The response in the Rajya Sabha did not mention the reasons for the surge in these months, but the spike came during the time the country witnessed the second wave of the Covid-19 pandemic.
This year saw the queries vacillating between 406 (February) and 847 (June), said the response to the written question by CPI Parliamentary Party leader Binoy Viswam in Rajya Sabha.
The Fact Check Unit, set up by the PIB in November 2019, takes cognizance of fake news relating to the Union government -- both suo-motu and by way of queries sent by citizens on its portal or through email and social media.
"The Unit responds to the relevant queries with correct and updated information related to the policies, schemes, guidelines, initiatives, etc of the Government of India," Thakur said.
"The PIB undertakes fact checking through a rigorous process involving multiple layers of cross-checking through Government Open Source information and verification from the concerned Government of India organisation," he said.

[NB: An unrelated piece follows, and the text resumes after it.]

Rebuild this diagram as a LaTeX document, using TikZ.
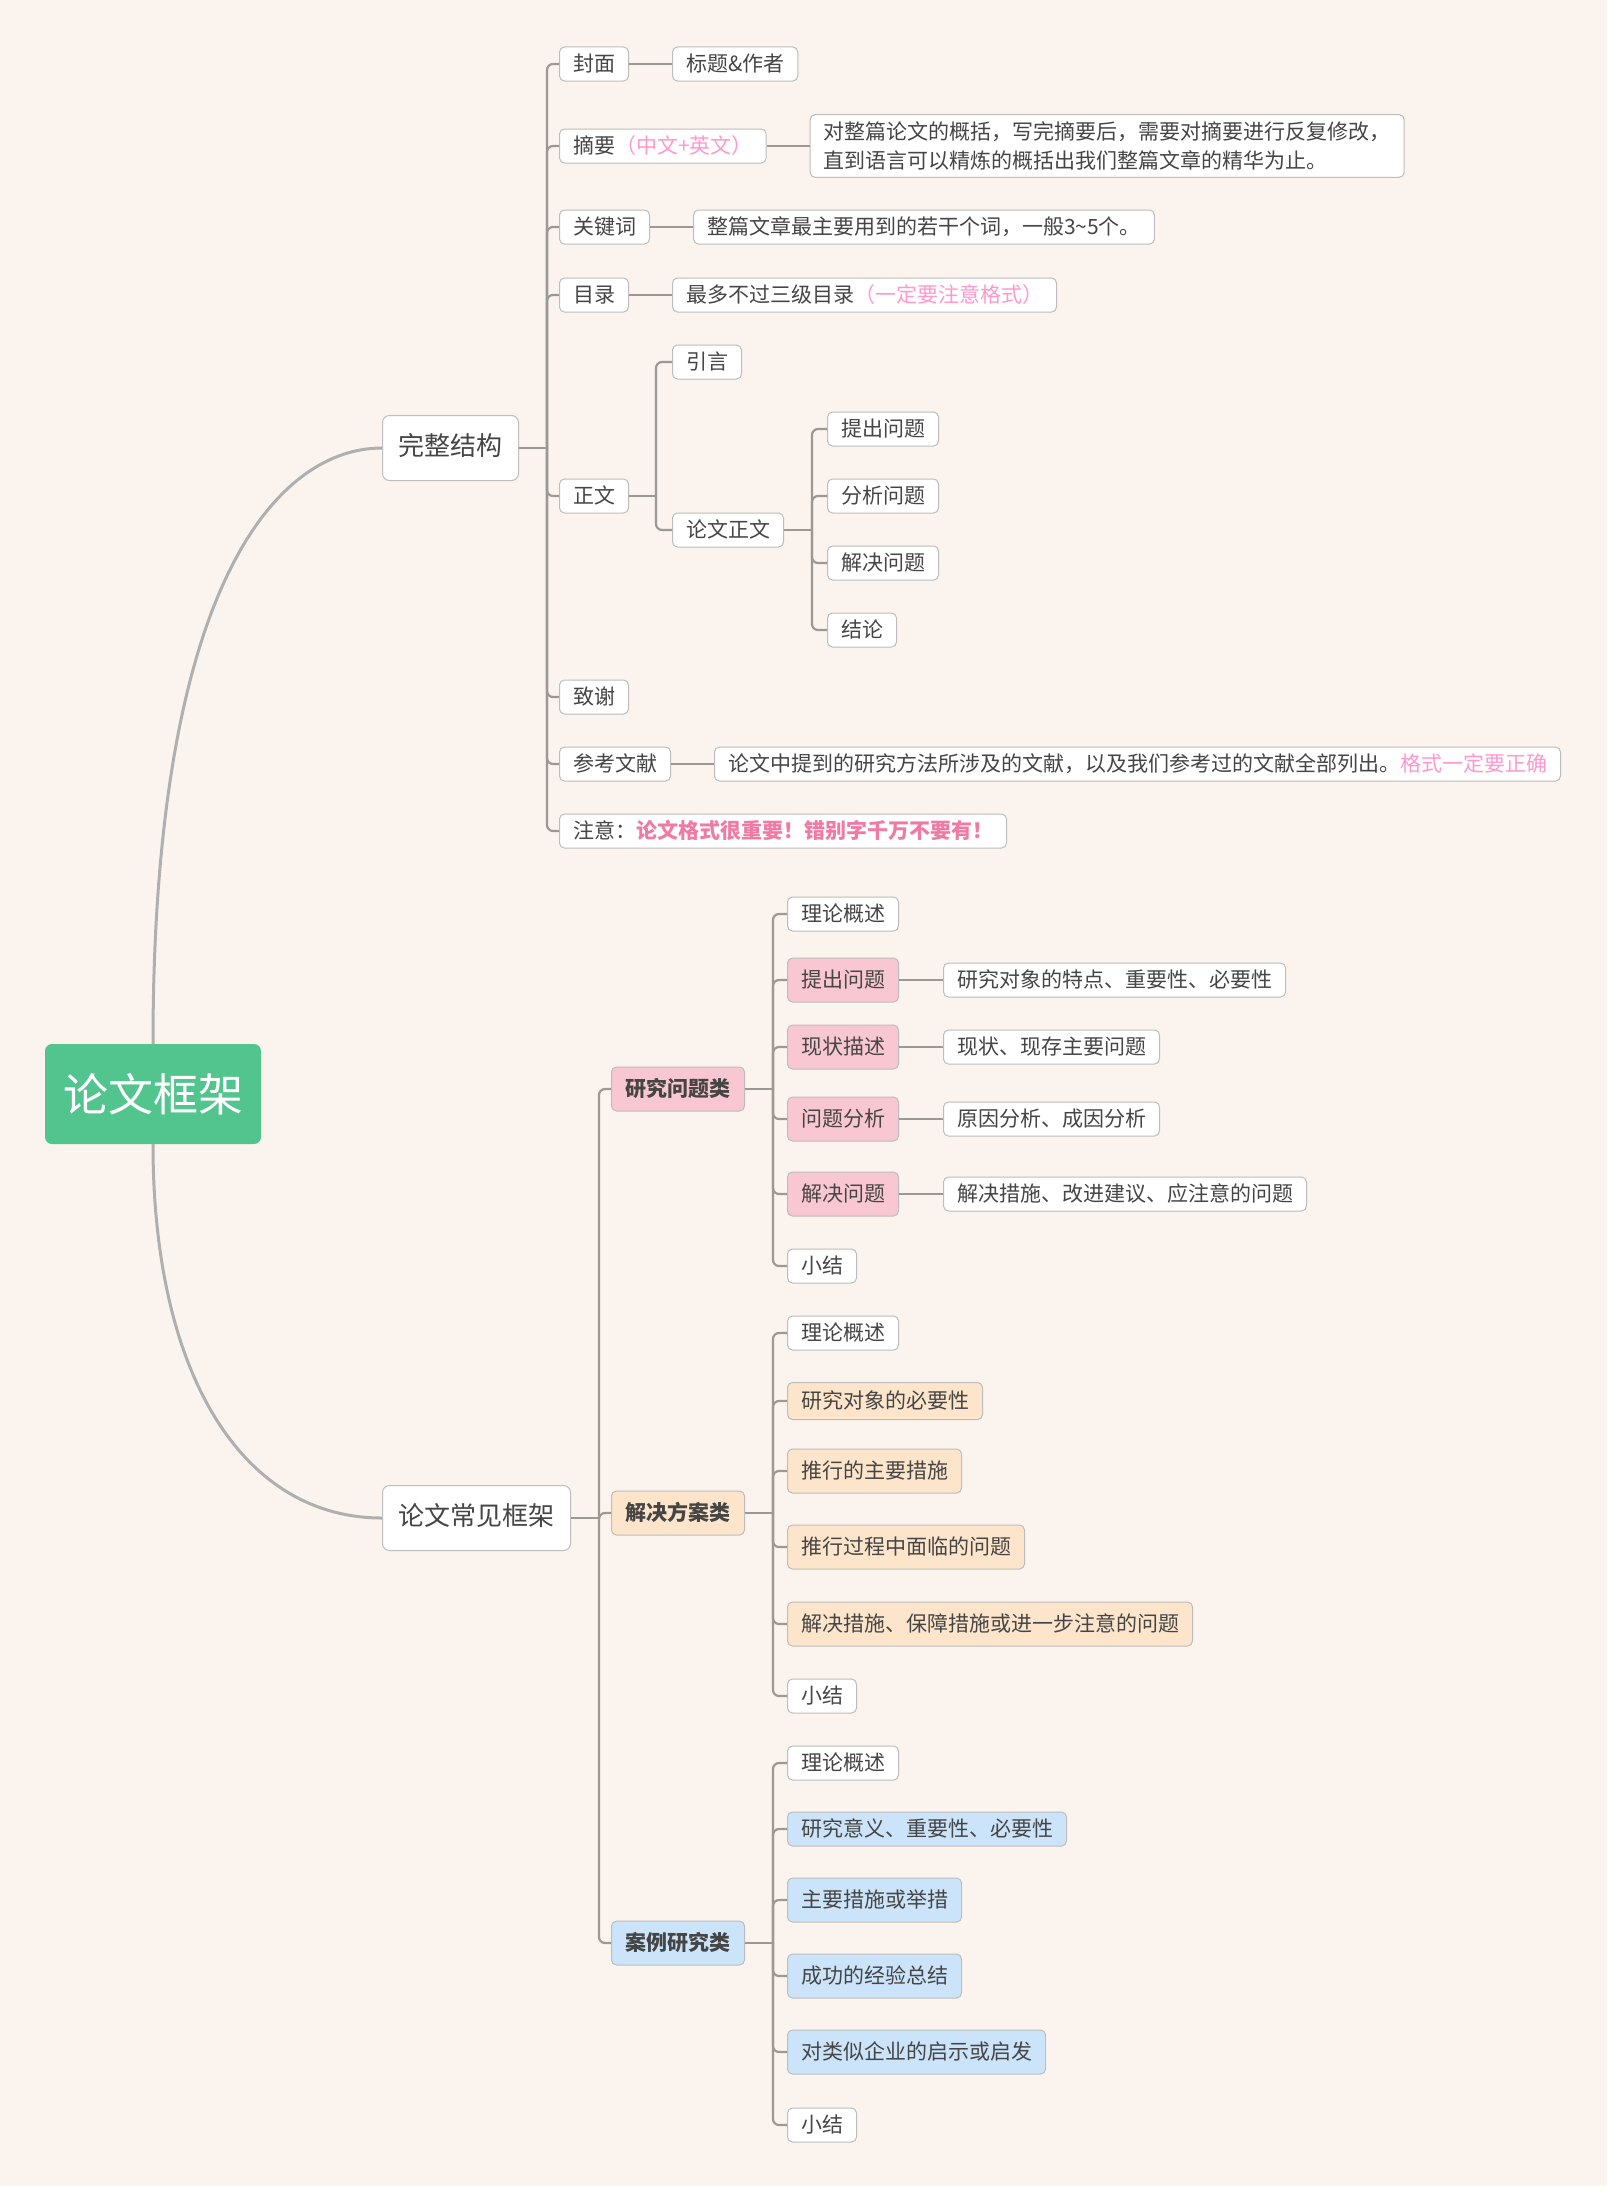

Thakur also said no Fact Check Unit has been notified by the Government under the provisions of Information Technology (Amendment) Rules, 2023. This comes against the backdrop of a controversy over the government's earlier move to assign the PIB's Fact Check Unit as the arbiter of truth under the IT rules. The move had been opposed by a section, alleging that it would give the government an upper hand and could impinge on press freedom among others.